## START MATERIAL FOR THIS EXERCISE

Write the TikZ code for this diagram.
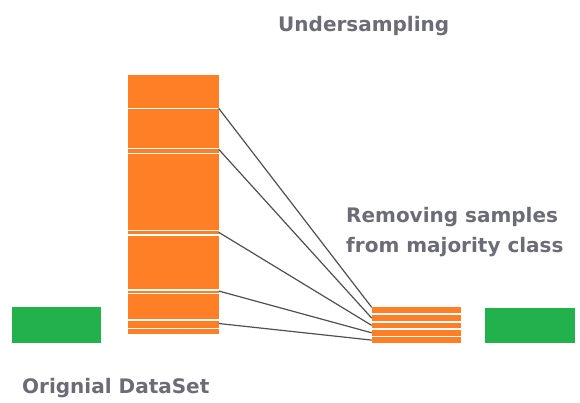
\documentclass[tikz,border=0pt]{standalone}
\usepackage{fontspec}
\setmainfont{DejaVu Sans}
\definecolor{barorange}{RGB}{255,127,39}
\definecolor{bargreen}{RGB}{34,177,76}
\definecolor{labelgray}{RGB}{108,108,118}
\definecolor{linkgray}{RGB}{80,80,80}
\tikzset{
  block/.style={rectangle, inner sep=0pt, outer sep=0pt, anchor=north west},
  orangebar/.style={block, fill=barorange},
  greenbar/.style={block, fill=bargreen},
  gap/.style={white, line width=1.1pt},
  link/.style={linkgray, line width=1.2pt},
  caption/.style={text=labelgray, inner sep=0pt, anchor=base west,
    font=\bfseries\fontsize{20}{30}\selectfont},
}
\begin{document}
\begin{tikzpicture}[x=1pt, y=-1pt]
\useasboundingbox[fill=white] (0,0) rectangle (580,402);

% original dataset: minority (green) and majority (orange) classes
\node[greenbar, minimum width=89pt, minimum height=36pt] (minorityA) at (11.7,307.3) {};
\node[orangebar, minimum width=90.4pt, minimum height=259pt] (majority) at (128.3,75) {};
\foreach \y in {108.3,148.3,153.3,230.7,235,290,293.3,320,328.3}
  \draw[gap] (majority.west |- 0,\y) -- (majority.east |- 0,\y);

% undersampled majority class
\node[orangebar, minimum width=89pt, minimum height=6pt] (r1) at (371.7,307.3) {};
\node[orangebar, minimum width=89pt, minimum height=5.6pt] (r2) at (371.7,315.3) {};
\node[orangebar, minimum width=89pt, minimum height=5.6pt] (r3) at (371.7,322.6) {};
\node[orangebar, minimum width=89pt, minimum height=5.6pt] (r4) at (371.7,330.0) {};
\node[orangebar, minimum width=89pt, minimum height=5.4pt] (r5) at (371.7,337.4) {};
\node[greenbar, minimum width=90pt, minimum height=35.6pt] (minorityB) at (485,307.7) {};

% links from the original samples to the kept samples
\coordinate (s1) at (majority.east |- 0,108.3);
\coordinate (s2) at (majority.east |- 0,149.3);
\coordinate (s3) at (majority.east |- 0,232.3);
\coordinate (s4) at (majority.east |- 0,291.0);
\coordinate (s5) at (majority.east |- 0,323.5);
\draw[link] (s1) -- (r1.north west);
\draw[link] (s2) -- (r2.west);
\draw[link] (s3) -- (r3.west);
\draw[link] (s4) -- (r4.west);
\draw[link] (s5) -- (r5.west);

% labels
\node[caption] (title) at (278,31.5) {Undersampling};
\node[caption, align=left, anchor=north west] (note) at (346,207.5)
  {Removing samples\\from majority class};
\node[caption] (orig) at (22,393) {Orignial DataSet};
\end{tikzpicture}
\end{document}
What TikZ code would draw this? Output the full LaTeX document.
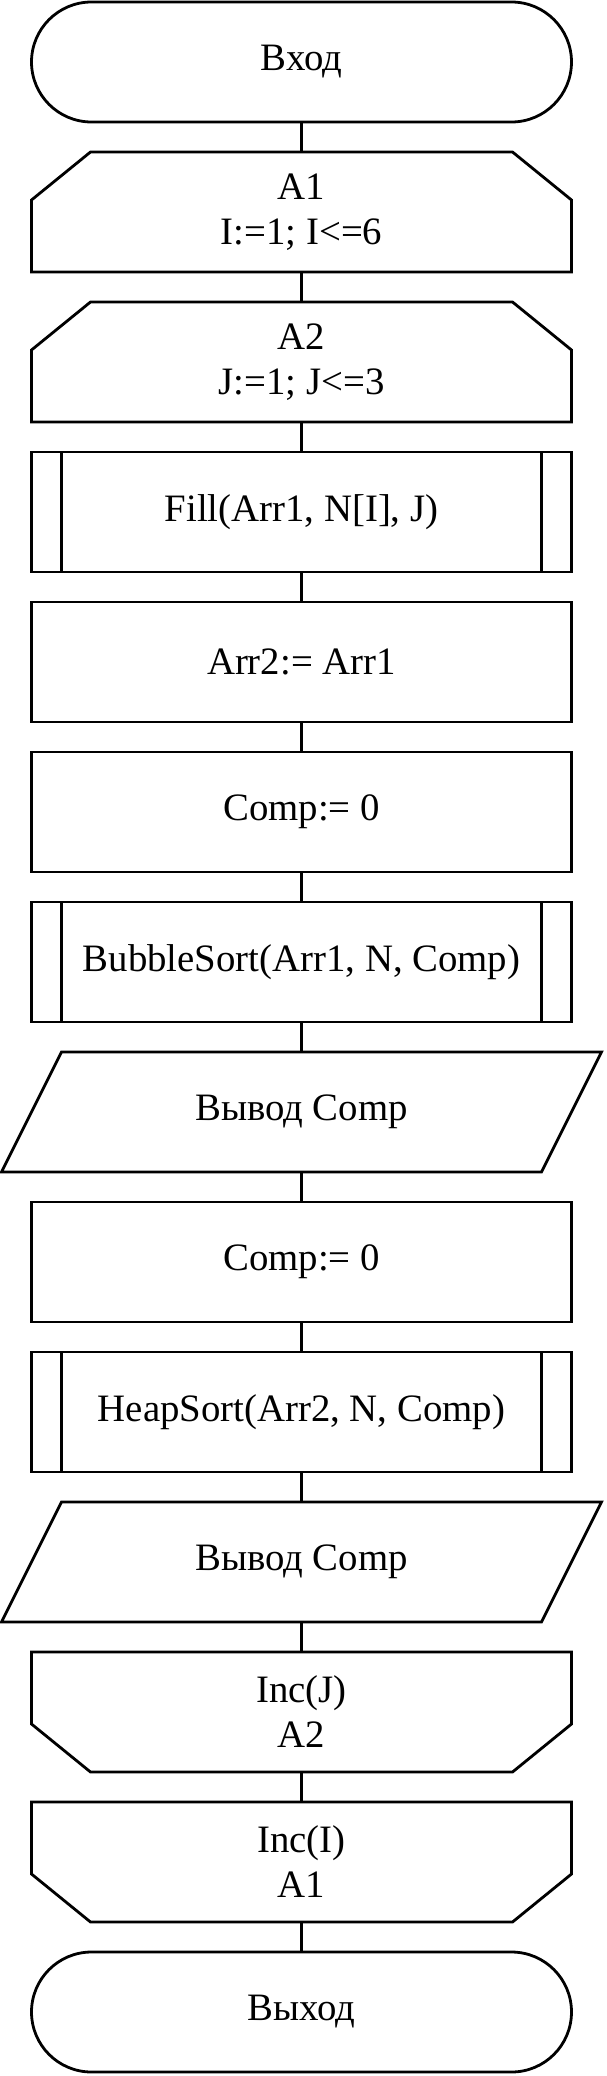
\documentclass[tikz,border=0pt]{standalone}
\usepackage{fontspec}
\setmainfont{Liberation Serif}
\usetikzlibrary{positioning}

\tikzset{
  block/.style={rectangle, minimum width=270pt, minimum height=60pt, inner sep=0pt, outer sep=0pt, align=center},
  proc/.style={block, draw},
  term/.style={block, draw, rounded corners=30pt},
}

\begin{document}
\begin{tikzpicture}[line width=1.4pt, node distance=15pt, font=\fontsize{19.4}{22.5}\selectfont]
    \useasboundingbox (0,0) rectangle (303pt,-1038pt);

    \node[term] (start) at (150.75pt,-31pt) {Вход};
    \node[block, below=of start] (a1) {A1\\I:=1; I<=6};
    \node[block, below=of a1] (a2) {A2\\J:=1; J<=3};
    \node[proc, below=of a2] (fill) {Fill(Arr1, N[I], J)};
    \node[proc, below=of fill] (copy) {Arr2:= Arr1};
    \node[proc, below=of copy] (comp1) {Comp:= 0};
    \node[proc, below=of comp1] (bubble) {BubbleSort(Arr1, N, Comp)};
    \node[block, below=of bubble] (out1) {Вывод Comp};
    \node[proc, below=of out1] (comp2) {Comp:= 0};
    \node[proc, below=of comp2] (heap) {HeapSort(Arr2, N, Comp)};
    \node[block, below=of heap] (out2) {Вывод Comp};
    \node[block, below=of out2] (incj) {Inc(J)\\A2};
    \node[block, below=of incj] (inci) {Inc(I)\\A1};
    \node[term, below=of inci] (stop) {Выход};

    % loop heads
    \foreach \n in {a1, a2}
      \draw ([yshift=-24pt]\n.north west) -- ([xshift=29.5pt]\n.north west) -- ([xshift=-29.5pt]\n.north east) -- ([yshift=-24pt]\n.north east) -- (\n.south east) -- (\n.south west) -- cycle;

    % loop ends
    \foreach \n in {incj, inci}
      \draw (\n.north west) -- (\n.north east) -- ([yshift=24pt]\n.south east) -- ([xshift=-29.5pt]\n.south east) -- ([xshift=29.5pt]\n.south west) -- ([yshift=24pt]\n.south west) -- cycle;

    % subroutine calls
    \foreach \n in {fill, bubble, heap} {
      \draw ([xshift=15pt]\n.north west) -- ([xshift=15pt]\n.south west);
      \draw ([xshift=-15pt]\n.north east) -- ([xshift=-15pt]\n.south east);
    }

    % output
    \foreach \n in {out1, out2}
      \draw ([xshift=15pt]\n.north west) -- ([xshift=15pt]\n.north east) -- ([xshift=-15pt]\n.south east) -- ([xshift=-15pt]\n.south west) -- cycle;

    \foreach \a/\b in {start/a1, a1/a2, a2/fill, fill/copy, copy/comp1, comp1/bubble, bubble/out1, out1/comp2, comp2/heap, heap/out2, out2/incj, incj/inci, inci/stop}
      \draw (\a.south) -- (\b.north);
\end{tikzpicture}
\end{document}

## END MATERIAL FOR THIS EXERCISE

▸ **WHAT TO PRODUCE**
Skip every picture and transcribe the data above exactly.

▸ **WRITTEN ANSWER**
Write the TikZ code for this diagram.
\documentclass[tikz,border=0pt]{standalone}
\usepackage{fontspec}
\setmainfont{DejaVu Sans}
\definecolor{barorange}{RGB}{255,127,39}
\definecolor{bargreen}{RGB}{34,177,76}
\definecolor{labelgray}{RGB}{108,108,118}
\definecolor{linkgray}{RGB}{80,80,80}
\tikzset{
  block/.style={rectangle, inner sep=0pt, outer sep=0pt, anchor=north west},
  orangebar/.style={block, fill=barorange},
  greenbar/.style={block, fill=bargreen},
  gap/.style={white, line width=1.1pt},
  link/.style={linkgray, line width=1.2pt},
  caption/.style={text=labelgray, inner sep=0pt, anchor=base west,
    font=\bfseries\fontsize{20}{30}\selectfont},
}
\begin{document}
\begin{tikzpicture}[x=1pt, y=-1pt]
\useasboundingbox[fill=white] (0,0) rectangle (580,402);

% original dataset: minority (green) and majority (orange) classes
\node[greenbar, minimum width=89pt, minimum height=36pt] (minorityA) at (11.7,307.3) {};
\node[orangebar, minimum width=90.4pt, minimum height=259pt] (majority) at (128.3,75) {};
\foreach \y in {108.3,148.3,153.3,230.7,235,290,293.3,320,328.3}
  \draw[gap] (majority.west |- 0,\y) -- (majority.east |- 0,\y);

% undersampled majority class
\node[orangebar, minimum width=89pt, minimum height=6pt] (r1) at (371.7,307.3) {};
\node[orangebar, minimum width=89pt, minimum height=5.6pt] (r2) at (371.7,315.3) {};
\node[orangebar, minimum width=89pt, minimum height=5.6pt] (r3) at (371.7,322.6) {};
\node[orangebar, minimum width=89pt, minimum height=5.6pt] (r4) at (371.7,330.0) {};
\node[orangebar, minimum width=89pt, minimum height=5.4pt] (r5) at (371.7,337.4) {};
\node[greenbar, minimum width=90pt, minimum height=35.6pt] (minorityB) at (485,307.7) {};

% links from the original samples to the kept samples
\coordinate (s1) at (majority.east |- 0,108.3);
\coordinate (s2) at (majority.east |- 0,149.3);
\coordinate (s3) at (majority.east |- 0,232.3);
\coordinate (s4) at (majority.east |- 0,291.0);
\coordinate (s5) at (majority.east |- 0,323.5);
\draw[link] (s1) -- (r1.north west);
\draw[link] (s2) -- (r2.west);
\draw[link] (s3) -- (r3.west);
\draw[link] (s4) -- (r4.west);
\draw[link] (s5) -- (r5.west);

% labels
\node[caption] (title) at (278,31.5) {Undersampling};
\node[caption, align=left, anchor=north west] (note) at (346,207.5)
  {Removing samples\\from majority class};
\node[caption] (orig) at (22,393) {Orignial DataSet};
\end{tikzpicture}
\end{document}
What TikZ code would draw this? Output the full LaTeX document.
\documentclass[tikz,border=0pt]{standalone}
\usepackage{fontspec}
\setmainfont{Liberation Serif}
\usetikzlibrary{positioning}

\tikzset{
  block/.style={rectangle, minimum width=270pt, minimum height=60pt, inner sep=0pt, outer sep=0pt, align=center},
  proc/.style={block, draw},
  term/.style={block, draw, rounded corners=30pt},
}

\begin{document}
\begin{tikzpicture}[line width=1.4pt, node distance=15pt, font=\fontsize{19.4}{22.5}\selectfont]
    \useasboundingbox (0,0) rectangle (303pt,-1038pt);

    \node[term] (start) at (150.75pt,-31pt) {Вход};
    \node[block, below=of start] (a1) {A1\\I:=1; I<=6};
    \node[block, below=of a1] (a2) {A2\\J:=1; J<=3};
    \node[proc, below=of a2] (fill) {Fill(Arr1, N[I], J)};
    \node[proc, below=of fill] (copy) {Arr2:= Arr1};
    \node[proc, below=of copy] (comp1) {Comp:= 0};
    \node[proc, below=of comp1] (bubble) {BubbleSort(Arr1, N, Comp)};
    \node[block, below=of bubble] (out1) {Вывод Comp};
    \node[proc, below=of out1] (comp2) {Comp:= 0};
    \node[proc, below=of comp2] (heap) {HeapSort(Arr2, N, Comp)};
    \node[block, below=of heap] (out2) {Вывод Comp};
    \node[block, below=of out2] (incj) {Inc(J)\\A2};
    \node[block, below=of incj] (inci) {Inc(I)\\A1};
    \node[term, below=of inci] (stop) {Выход};

    % loop heads
    \foreach \n in {a1, a2}
      \draw ([yshift=-24pt]\n.north west) -- ([xshift=29.5pt]\n.north west) -- ([xshift=-29.5pt]\n.north east) -- ([yshift=-24pt]\n.north east) -- (\n.south east) -- (\n.south west) -- cycle;

    % loop ends
    \foreach \n in {incj, inci}
      \draw (\n.north west) -- (\n.north east) -- ([yshift=24pt]\n.south east) -- ([xshift=-29.5pt]\n.south east) -- ([xshift=29.5pt]\n.south west) -- ([yshift=24pt]\n.south west) -- cycle;

    % subroutine calls
    \foreach \n in {fill, bubble, heap} {
      \draw ([xshift=15pt]\n.north west) -- ([xshift=15pt]\n.south west);
      \draw ([xshift=-15pt]\n.north east) -- ([xshift=-15pt]\n.south east);
    }

    % output
    \foreach \n in {out1, out2}
      \draw ([xshift=15pt]\n.north west) -- ([xshift=15pt]\n.north east) -- ([xshift=-15pt]\n.south east) -- ([xshift=-15pt]\n.south west) -- cycle;

    \foreach \a/\b in {start/a1, a1/a2, a2/fill, fill/copy, copy/comp1, comp1/bubble, bubble/out1, out1/comp2, comp2/heap, heap/out2, out2/incj, incj/inci, inci/stop}
      \draw (\a.south) -- (\b.north);
\end{tikzpicture}
\end{document}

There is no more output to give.